The name committee was furious; this was blatant abuse of power on the part of the president. Baptism was their business. But they let the boy keep his cap with Einstein’s formula on the peak.
Simon had been the obvious choice when the russ came to choose their president; most people were surprised that anybody else even bothered to stand against him, doomed to defeat as they must be. Simon won, naturally, while the runner-up was put in charge of the russ revue.
So there he was now, that Simon, looking pale with dark rings under his eyes, waiting for the neatly turned out boy from the lower secondary school to finish his poem. His own hair was stiff with gel beneath his red cap and his fingers felt numb.

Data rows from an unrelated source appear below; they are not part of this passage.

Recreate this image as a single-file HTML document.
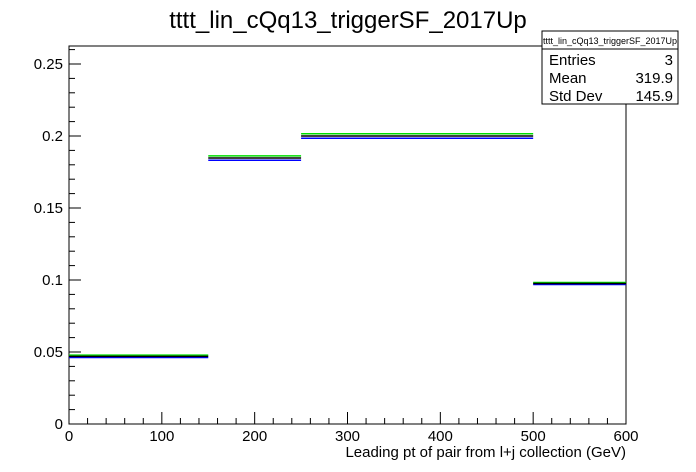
<!DOCTYPE html>
<html><head><meta charset="utf-8"><style>
body{margin:0;background:#fff;}
svg{display:block;font-family:"Liberation Sans",Arial,sans-serif;}
</style></head><body>
<svg id="c" width="696" height="472" viewBox="0 0 696 472">
<rect width="696" height="472" fill="#fff"/>
<text x="348" y="28" text-anchor="middle" font-size="24">tttt_lin_cQq13_triggerSF_2017Up</text>
<rect x="69" y="46" width="557" height="378" fill="none" stroke="#000" stroke-width="1"/>
<g id="axes"></g>
<g id="marks"></g>
<text x="626" y="457" text-anchor="end" font-size="15">Leading pt of pair from l+j collection (GeV)</text>
<g>
<rect x="542" y="31" width="136" height="73" fill="#fff" stroke="#000"/>
<line x1="542" y1="49" x2="678" y2="49" stroke="#000"/>
<text x="610" y="44" text-anchor="middle" font-size="9">tttt_lin_cQq13_triggerSF_2017Up</text>
<text x="549" y="65" font-size="15">Entries</text><text x="673" y="65" text-anchor="end" font-size="15">3</text>
<text x="549" y="83" font-size="15">Mean</text><text x="673" y="83" text-anchor="end" font-size="15">319.9</text>
<text x="549" y="101" font-size="15">Std Dev</text><text x="673" y="101" text-anchor="end" font-size="15">145.9</text>
</g>
</svg>
<script>
const binEdges=[0,150,250,500,600];
const nominal=[0.047,0.1847,0.2,0.0976];
const upVar=[0.0478,0.1862,0.2016,0.0983];
const downVar=[0.0462,0.1832,0.1984,0.0969];
const xTicks=[0,100,200,300,400,500,600];
const yTicks=[0,0.05,0.1,0.15,0.2,0.25];
const yTickLabels=["0","0.05","0.1","0.15","0.2","0.25"];
const NS="http://www.w3.org/2000/svg";
const X0=69,X1=626,Y0=424,Y1=46;
const xs=v=>X0+(v-0)/600*(X1-X0);
const ys=v=>Y0-v/0.2625*(Y0-Y1);
function mk(tag,at,parent){const e=document.createElementNS(NS,tag);for(const k in at)e.setAttribute(k,at[k]);parent.appendChild(e);return e;}
const ax=document.getElementById('axes');
for(let v=0;v<=600.001;v+=20){
  const major=Math.abs(v%100)<1e-6;
  const t=mk('line',{x1:xs(v),x2:xs(v),y1:Y0,y2:Y0-(major?12:6),stroke:'#000'},ax);
  
  
}
xTicks.forEach(v=>{const t=mk('text',{x:xs(v),y:Y0+17,'text-anchor':'middle','font-size':15},ax);t.textContent=v;
  
  });
for(let i=0;i<=26;i++){const v=i*0.01;
  const major=i%5===0;
  const t=mk('line',{x1:X0,x2:X0+(major?12:6),y1:ys(v),y2:ys(v),stroke:'#000'},ax);
  
  
}
yTicks.forEach((v,i)=>{const t=mk('text',{x:X0-6,y:ys(v)+5,'text-anchor':'end','font-size':15},ax);t.textContent=yTickLabels[i];
  
  });
const mg=document.getElementById('marks');
function series(vals,color,name){
  vals.forEach((v,i)=>{
    const l=mk('line',{x1:xs(binEdges[i]),x2:xs(binEdges[i+1]),y1:ys(v),y2:ys(v),stroke:color,'stroke-width':1.5},mg);
    
    
  });
}
series(upVar,'#00dd00','up-variation');
series(downVar,'#0000ff','down-variation');
series(nominal,'#000000','nominal');
</script>
</body></html>
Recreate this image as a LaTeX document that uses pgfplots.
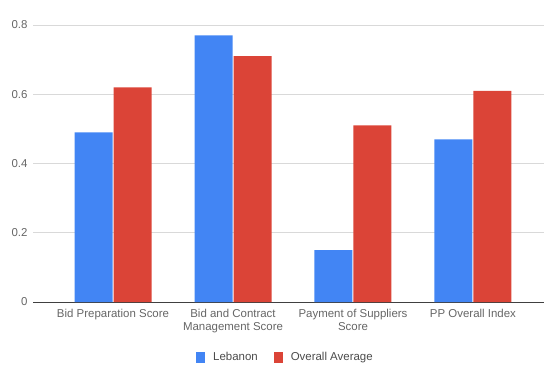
\documentclass[border=0pt]{standalone}
\usepackage{fontspec}
\setmainfont{Liberation Sans}
\usepackage{pgfplots}
\pgfplotsset{compat=1.18}
\definecolor{gblue}{HTML}{4285F4}
\definecolor{gred}{HTML}{DB4437}
\definecolor{tgray}{HTML}{666666}
\definecolor{gridc}{HTML}{D9D9D9}
\begin{document}
\begin{tikzpicture}
\path[use as bounding box] (-33bp,-65bp) rectangle (511bp,302bp);
\begin{axis}[
  at={(0,0)}, anchor=south west,
  scale only axis, width=511bp, height=277bp,
  ybar=1bp, bar width=38bp,
  xmin=-0.667, xmax=3.592,
  ymin=0, ymax=0.8,
  ytick={0,0.2,0.4,0.6,0.8},
  yticklabels={0,0.2,0.4,0.6,0.8},
  xtick={0,1,2,3},
  xticklabels={Bid Preparation Score, {Bid and Contract\\Management Score}, {Payment of Suppliers\\Score}, PP Overall Index},
  x tick label style={align=center, text=tgray, font=\fontsize{11.5}{13}\selectfont, yshift=-4bp},
  y tick label style={text=tgray, font=\fontsize{11.5}{13}\selectfont, xshift=-2bp},
  ymajorgrids, xmajorgrids=false,
  y grid style={draw=gridc, line width=0.8bp},
  axis lines*=left,
  y axis line style={draw=none},
  x axis line style={draw=black!75, line width=1bp, -},
  major tick length=0pt,
  tick style={draw=none},
  legend style={at={(0.494,-0.199)}, anchor=center, draw=none, legend columns=2,
    font=\fontsize{11.5}{13}\selectfont, text=black!70,
    /tikz/every odd column/.append style={column sep=6bp},
    /tikz/every even column/.append style={column sep=14bp}},
  legend image code/.code={\fill[#1] (0bp,-5.5bp) rectangle (9bp,5.5bp);},
  /pgf/number format/assume math mode=true,
  clip=false,
]
\addplot[fill=gblue, draw=none] coordinates {(0,0.49) (1,0.77) (2,0.15) (3,0.47)};
\addplot[fill=gred, draw=none] coordinates {(0,0.62) (1,0.71) (2,0.51) (3,0.61)};
\legend{Lebanon, Overall Average}
\end{axis}
\end{tikzpicture}
\end{document}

Down in the crowd Tone, Gunnar and Håvard were waiting. Simon’s parents had been far from happy when he came home the previous autumn and told them he’s been elected president. ‘There goes his russ season,’ they sighed. For they knew that Simon got so involved in everything, in joys and sorrows, his own and others’, and as president he was bound to get drawn into disputes, caught between a rock and a hard place, between the school management and the demanding russ. The bitterest clash of all was over something as minor as a hundred kroner.
The russ had worked and collected money to donate to the paediatric department at Tromsø’s University Hospital. There turned out to be some money left over, amounting to a hundred kroner per russ, and the committee proposed that everyone would receive it in the form of a discount on the cost of the coach they were taking to a party in the neigbouring village of Finnsnes. Simon thought that was wrong, and that the money should rather go to the school’s project in Cambodia, where they were helping to sponsor a clean-water project for poor rural communities. ‘We earned it’ clashed with ‘Cambodia needs it more’. Positions that would later harden into political divisions created factions and cliques. Nobody was prepared to give in.
In the end, Simon got his way. As he usually did.
But now it was nearly over. It was his turn at the microphone.
His hoarse voice rang out across the square.
‘We have been celebrating the completion of our years of study, something that has required hard work day and night!’
Rousing cheers from the russ.
‘We are, if not reborn, then at least re-baptised over here at Brandy Bend,’ he bellowed to renewed howls.